Recently I was blessed with the news that my mother was coming to visit me. I hadn't seen her for almost 2 and a half years. I couldn't Wait any longer the anticipation was killing me. You all know her as ELAHE, well at least anyone who grew up in Iran does, I know her as mom or maman.
When I tell people who she is, the first reply is “oh, Elahe she's an icon, I remember her from when I was a little girl…” an so on”. And usually I'm thinking (lady you've got to be at least 20 or 30 years older than my mom!), then I had to remember that my mom has been singing for 40 years and I'm 32 and still her little baby boy, so it all makes sense again.
Her usual visits consist of a plane ticket good for 30 days that she changes after about 2 weeks to leave ASAP, once she gives me my ear full of directives and stomach full of Persian food and bon voyage. Another year goes by and we do it all over again. You see, my mom is an old school Iranian and me… well I'm from her womb. And we never really could quite understand each other.
This time though it was different, there was no SILENCE between us. When she came out through immigration in Miami I looked at her and immediately started to cry,and anybody that knows me will tell you that's not very common for me, I was so happy to see her. I had really missed her, alot. When I went to hug her she bopped me over the head and reminded me that I'm a man and shouldn't be crying. It was all very amusing. I knew that this trip was going to be different.
I've always ranted on and on about how our destiny was stolen from us and how we should all be in Iran living very large and blah blah blah.
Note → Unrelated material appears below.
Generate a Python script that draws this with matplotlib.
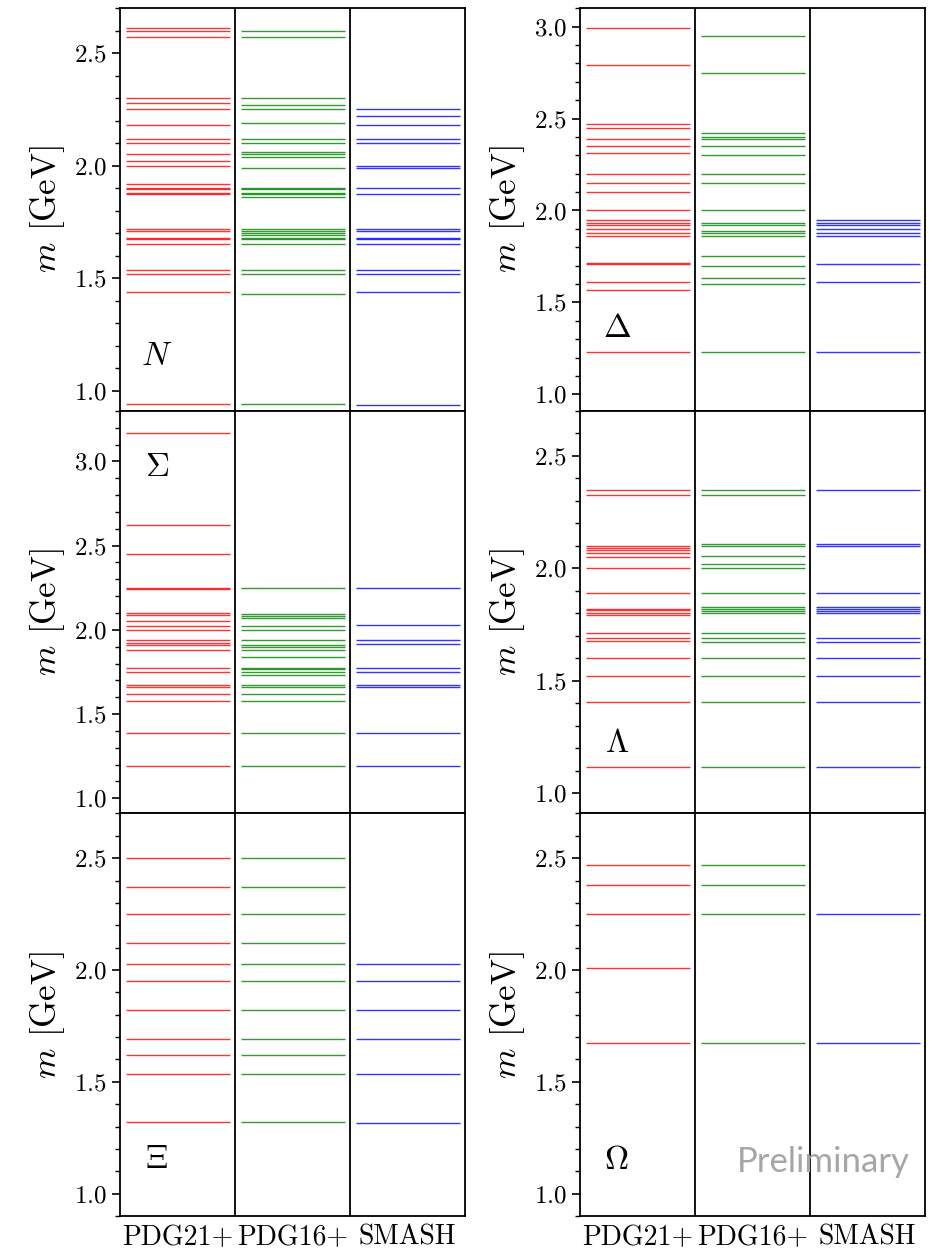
import matplotlib
matplotlib.use('Agg')
import matplotlib.pyplot as plt
from matplotlib.ticker import MultipleLocator

# masas (GeV)
N_PDG21 = [0.939, 1.44, 1.52, 1.535, 1.65, 1.675, 1.68, 1.71, 1.72, 1.875, 1.88, 1.895, 1.90,
           1.92, 2.00, 2.02, 2.05, 2.10, 2.12, 2.18, 2.25, 2.28, 2.30, 2.57, 2.60, 2.61]
N_PDG16 = [0.939, 1.43, 1.52, 1.535, 1.65, 1.675, 1.68, 1.69, 1.70, 1.71, 1.72, 1.86, 1.875,
           1.88, 1.895, 1.90, 1.99, 2.04, 2.05, 2.06, 2.10, 2.12, 2.19, 2.25, 2.27, 2.30, 2.57, 2.60]
N_SMASH = [0.938, 1.44, 1.52, 1.535, 1.65, 1.675, 1.68, 1.71, 1.72, 1.875, 1.90, 1.99, 2.00,
           2.10, 2.12, 2.18, 2.22, 2.25]

D_PDG21 = [1.232, 1.57, 1.61, 1.71, 1.715, 1.86, 1.88, 1.90, 1.92, 1.93, 1.95, 2.00, 2.10,
           2.15, 2.20, 2.31, 2.35, 2.39, 2.45, 2.47, 2.79, 2.99]
D_PDG16 = [1.232, 1.60, 1.63, 1.70, 1.75, 1.86, 1.875, 1.89, 1.92, 1.93, 2.00, 2.15, 2.20,
           2.30, 2.35, 2.39, 2.40, 2.42, 2.75, 2.95]
D_SMASH = [1.232, 1.61, 1.71, 1.86, 1.88, 1.90, 1.92, 1.93, 1.95]

S_PDG21 = [1.19, 1.385, 1.58, 1.62, 1.66, 1.67, 1.75, 1.775, 1.88, 1.91, 1.92, 1.94, 2.00,
           2.025, 2.055, 2.09, 2.10, 2.24, 2.25, 2.45, 2.62, 3.17]
S_PDG16 = [1.19, 1.385, 1.58, 1.62, 1.66, 1.67, 1.73, 1.75, 1.77, 1.775, 1.84, 1.88, 1.90,
           1.91, 1.94, 2.00, 2.025, 2.07, 2.08, 2.095, 2.25]
S_SMASH = [1.19, 1.385, 1.66, 1.67, 1.75, 1.775, 1.915, 1.94, 2.03, 2.25]

L_PDG21 = [1.116, 1.405, 1.52, 1.60, 1.675, 1.69, 1.71, 1.79, 1.80, 1.815, 1.82, 1.89, 2.00,
           2.05, 2.07, 2.08, 2.09, 2.10, 2.325, 2.35]
L_PDG16 = [1.116, 1.405, 1.52, 1.60, 1.67, 1.69, 1.71, 1.80, 1.81, 1.82, 1.83, 1.89, 2.00,
           2.02, 2.055, 2.10, 2.11, 2.325, 2.35]
L_SMASH = [1.116, 1.405, 1.52, 1.60, 1.67, 1.69, 1.80, 1.81, 1.82, 1.83, 1.89, 2.10, 2.11, 2.35]

X_PDG21 = [1.32, 1.535, 1.62, 1.69, 1.82, 1.95, 2.025, 2.12, 2.25, 2.37, 2.50]
X_PDG16 = [1.32, 1.535, 1.62, 1.69, 1.82, 1.95, 2.025, 2.12, 2.25, 2.37, 2.50]
X_SMASH = [1.318, 1.535, 1.69, 1.82, 1.95, 2.025]

O_PDG21 = [1.672, 2.01, 2.25, 2.38, 2.47]
O_PDG16 = [1.672, 2.25, 2.38, 2.47]
O_SMASH = [1.672, 2.25]

listas = ['PDG21+', 'PDG16+', 'SMASH']
colores = ['red', 'green', 'blue']

# (etiqueta, datos, limites y, posicion y de la etiqueta)
paneles = [
    (r'$N$', [N_PDG21, N_PDG16, N_SMASH], (0.91, 2.70), 1.15),
    (r'$\Delta$', [D_PDG21, D_PDG16, D_SMASH], (0.91, 3.10), 1.356),
    (r'$\Sigma$', [S_PDG21, S_PDG16, S_SMASH], (0.91, 3.30), 2.966),
    (r'$\Lambda$', [L_PDG21, L_PDG16, L_SMASH], (0.91, 2.70), 1.22),
    (r'$\Xi$', [X_PDG21, X_PDG16, X_SMASH], (0.90, 2.70), 1.153),
    (r'$\Omega$', [O_PDG21, O_PDG16, O_SMASH], (0.90, 2.70), 1.15),
]

plt.rcParams['font.family'] = 'serif'
plt.rcParams['font.serif'] = ['cmr10']
plt.rcParams['mathtext.fontset'] = 'cm'
plt.rcParams['axes.formatter.use_mathtext'] = True
plt.rcParams['axes.linewidth'] = 1.3

fig, axes = plt.subplots(3, 2, figsize=(9.36, 12.5), dpi=100)
fig.subplots_adjust(left=0.1282, right=0.9883, top=0.9934, bottom=0.0272,
                    hspace=0.0, wspace=0.333)

for k, (nombre, datos, ylim, ylab) in enumerate(paneles):
    ax = axes[k // 2, k % 2]
    for i, masas in enumerate(datos):
        ax.hlines(masas, i + 0.05, i + 0.96, color=colores[i], lw=1.0, alpha=0.8)
    for xv in (1, 2):
        ax.axvline(xv, color='black', lw=1.3)
    ax.set_xlim(0, 3)
    ax.set_ylim(*ylim)
    ax.yaxis.set_major_locator(MultipleLocator(0.5))
    ax.yaxis.set_minor_locator(MultipleLocator(0.1))
    ax.tick_params(axis='y', which='major', length=6, width=1.2, labelsize=18)
    ax.tick_params(axis='y', which='minor', length=3.5, width=1.0)
    ax.set_ylabel(r'$m$ [GeV]', fontsize=25, labelpad=5)
    ax.set_xticks([0.5, 1.5, 2.5])
    ax.tick_params(axis='x', length=0, labelsize=20, pad=6)
    if k // 2 == 2:
        ax.set_xticklabels(listas)
    else:
        ax.set_xticklabels([])
    ax.text(0.32, ylab, nombre, fontsize=24, ha='center', va='center')

axes[2, 1].text(0.704, 0.135, 'Preliminary', transform=axes[2, 1].transAxes,
                fontsize=25, color='#a6a6a6', ha='center', va='center', family='Lato')

plt.savefig('out.png', dpi=100)
plt.close()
My mom who lost the most never felt that way. Come to think of it she never left. I remember when we landed at Heathrow in 1979 my mom looked at my dad and said, “don't worry we'll be back soon.”Well 27 years later, I was a little upset. However this time, whether because I'm a little older now I listened to her words and I couldn't be mad anymore.
My mom is the biggest “VATAN PARAST” I've ever met in my life. And she came here with no English and raised her family and didn't bitch about a thing. She gave up her wonderful Iran in exchange for the wonderful music she has given us all for so long. I couldn't realize this until I read her fan mail. Hundreds of people who wrote to her telling stories of how her music affected their lives. I was ashamed that I ever complained about anything, this woman was really revered.
So I just spent the best 30 days of my life listening to the most wonderful person I've ever met in my life, my mom. She told me stories that I had heard before but this time they made sense and where as good as the first time I heard them. I tried to read excerpts from Siamack Baniameri's “The Iranican dream” (great book! All 30 something Iranian men should read it, but the humor got lost a little in translation considering my Farsi is like a 12 year old's,) so that we could bond. And I listened to her politics and our history. And who we really are!
Believe it or not my mom has always been true to her values and gone out of her way to do the right thing, for all. I've shared her with you all my life and I hope to share her another 50years. Whether your mom is a famous singer or just a house wife remember they have done everything they can to raise us right. We can all take a time out and thank them. Mom, I wrote this letter so that people realize you're more than just that lady they remember as a kid, you are amazing, THANK YOU!